Return, without pictures, the lines from the start of the data through the one that contains "(0,0) rectangle (636,385);".

----------

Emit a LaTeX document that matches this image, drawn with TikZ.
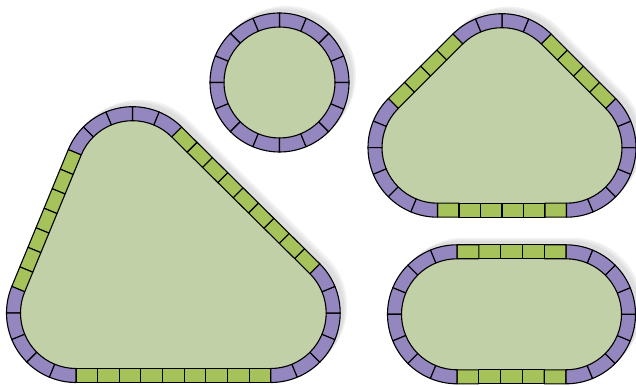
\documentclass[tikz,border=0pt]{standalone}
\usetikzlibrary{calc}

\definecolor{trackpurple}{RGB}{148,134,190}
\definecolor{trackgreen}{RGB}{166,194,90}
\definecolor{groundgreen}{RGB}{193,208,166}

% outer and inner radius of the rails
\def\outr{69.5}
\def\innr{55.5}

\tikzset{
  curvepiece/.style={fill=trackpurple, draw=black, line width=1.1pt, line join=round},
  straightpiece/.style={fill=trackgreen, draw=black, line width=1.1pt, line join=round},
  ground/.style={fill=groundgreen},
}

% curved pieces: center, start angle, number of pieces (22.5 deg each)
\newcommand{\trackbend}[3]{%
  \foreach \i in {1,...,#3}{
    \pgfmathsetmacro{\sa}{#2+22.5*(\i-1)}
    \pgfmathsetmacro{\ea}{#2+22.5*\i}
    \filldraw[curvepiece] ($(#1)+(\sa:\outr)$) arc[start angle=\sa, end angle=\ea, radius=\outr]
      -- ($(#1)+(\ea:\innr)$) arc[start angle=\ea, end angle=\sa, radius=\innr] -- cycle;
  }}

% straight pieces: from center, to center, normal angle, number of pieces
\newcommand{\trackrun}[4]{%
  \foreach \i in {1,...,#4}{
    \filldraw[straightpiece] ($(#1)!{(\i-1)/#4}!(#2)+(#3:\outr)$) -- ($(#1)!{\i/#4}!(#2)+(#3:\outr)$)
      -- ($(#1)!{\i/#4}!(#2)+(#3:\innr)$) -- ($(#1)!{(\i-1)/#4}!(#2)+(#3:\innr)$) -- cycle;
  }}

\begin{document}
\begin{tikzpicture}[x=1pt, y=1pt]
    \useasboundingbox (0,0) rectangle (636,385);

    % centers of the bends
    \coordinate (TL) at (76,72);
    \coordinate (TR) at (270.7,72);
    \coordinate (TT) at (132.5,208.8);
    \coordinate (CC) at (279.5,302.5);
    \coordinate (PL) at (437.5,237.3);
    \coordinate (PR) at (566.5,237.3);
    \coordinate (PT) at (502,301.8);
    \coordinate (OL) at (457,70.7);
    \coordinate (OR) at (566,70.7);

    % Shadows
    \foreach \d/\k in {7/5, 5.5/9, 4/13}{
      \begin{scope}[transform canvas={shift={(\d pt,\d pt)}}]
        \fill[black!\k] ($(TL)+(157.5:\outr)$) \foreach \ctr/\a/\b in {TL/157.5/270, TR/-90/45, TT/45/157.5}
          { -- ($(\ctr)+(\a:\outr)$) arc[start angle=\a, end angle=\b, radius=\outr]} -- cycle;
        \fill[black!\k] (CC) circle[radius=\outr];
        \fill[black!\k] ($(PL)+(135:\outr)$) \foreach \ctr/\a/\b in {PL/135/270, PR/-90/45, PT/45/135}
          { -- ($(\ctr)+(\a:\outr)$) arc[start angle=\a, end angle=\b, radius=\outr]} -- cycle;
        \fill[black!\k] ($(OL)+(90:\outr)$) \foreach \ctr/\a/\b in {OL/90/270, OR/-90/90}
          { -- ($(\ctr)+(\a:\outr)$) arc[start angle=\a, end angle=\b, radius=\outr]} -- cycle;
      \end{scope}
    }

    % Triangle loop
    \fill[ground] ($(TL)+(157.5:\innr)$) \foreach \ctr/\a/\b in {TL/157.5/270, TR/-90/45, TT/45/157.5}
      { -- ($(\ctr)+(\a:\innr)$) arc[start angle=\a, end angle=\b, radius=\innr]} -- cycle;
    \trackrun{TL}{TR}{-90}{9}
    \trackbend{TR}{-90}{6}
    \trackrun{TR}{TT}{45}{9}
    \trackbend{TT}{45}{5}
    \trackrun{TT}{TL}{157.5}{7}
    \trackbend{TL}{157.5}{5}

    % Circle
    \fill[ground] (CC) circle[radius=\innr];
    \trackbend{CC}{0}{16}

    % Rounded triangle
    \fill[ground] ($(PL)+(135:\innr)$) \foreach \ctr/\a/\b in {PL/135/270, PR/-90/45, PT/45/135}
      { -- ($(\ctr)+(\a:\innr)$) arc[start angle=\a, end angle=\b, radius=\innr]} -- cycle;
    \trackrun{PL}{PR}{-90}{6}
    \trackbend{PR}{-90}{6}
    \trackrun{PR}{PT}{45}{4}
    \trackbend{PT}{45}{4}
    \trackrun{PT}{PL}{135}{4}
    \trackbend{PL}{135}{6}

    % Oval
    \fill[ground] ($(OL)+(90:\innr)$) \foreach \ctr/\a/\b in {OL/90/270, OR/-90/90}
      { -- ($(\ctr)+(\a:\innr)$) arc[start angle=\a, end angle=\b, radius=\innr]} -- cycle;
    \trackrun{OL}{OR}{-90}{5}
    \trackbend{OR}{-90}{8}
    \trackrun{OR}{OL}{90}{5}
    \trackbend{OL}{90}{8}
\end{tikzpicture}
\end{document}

----------

■ Answer in full:
Emit a LaTeX document that matches this image, drawn with TikZ.
\documentclass[tikz,border=0pt]{standalone}
\usetikzlibrary{calc}

\definecolor{trackpurple}{RGB}{148,134,190}
\definecolor{trackgreen}{RGB}{166,194,90}
\definecolor{groundgreen}{RGB}{193,208,166}

% outer and inner radius of the rails
\def\outr{69.5}
\def\innr{55.5}

\tikzset{
  curvepiece/.style={fill=trackpurple, draw=black, line width=1.1pt, line join=round},
  straightpiece/.style={fill=trackgreen, draw=black, line width=1.1pt, line join=round},
  ground/.style={fill=groundgreen},
}

% curved pieces: center, start angle, number of pieces (22.5 deg each)
\newcommand{\trackbend}[3]{%
  \foreach \i in {1,...,#3}{
    \pgfmathsetmacro{\sa}{#2+22.5*(\i-1)}
    \pgfmathsetmacro{\ea}{#2+22.5*\i}
    \filldraw[curvepiece] ($(#1)+(\sa:\outr)$) arc[start angle=\sa, end angle=\ea, radius=\outr]
      -- ($(#1)+(\ea:\innr)$) arc[start angle=\ea, end angle=\sa, radius=\innr] -- cycle;
  }}

% straight pieces: from center, to center, normal angle, number of pieces
\newcommand{\trackrun}[4]{%
  \foreach \i in {1,...,#4}{
    \filldraw[straightpiece] ($(#1)!{(\i-1)/#4}!(#2)+(#3:\outr)$) -- ($(#1)!{\i/#4}!(#2)+(#3:\outr)$)
      -- ($(#1)!{\i/#4}!(#2)+(#3:\innr)$) -- ($(#1)!{(\i-1)/#4}!(#2)+(#3:\innr)$) -- cycle;
  }}

\begin{document}
\begin{tikzpicture}[x=1pt, y=1pt]
    \useasboundingbox (0,0) rectangle (636,385);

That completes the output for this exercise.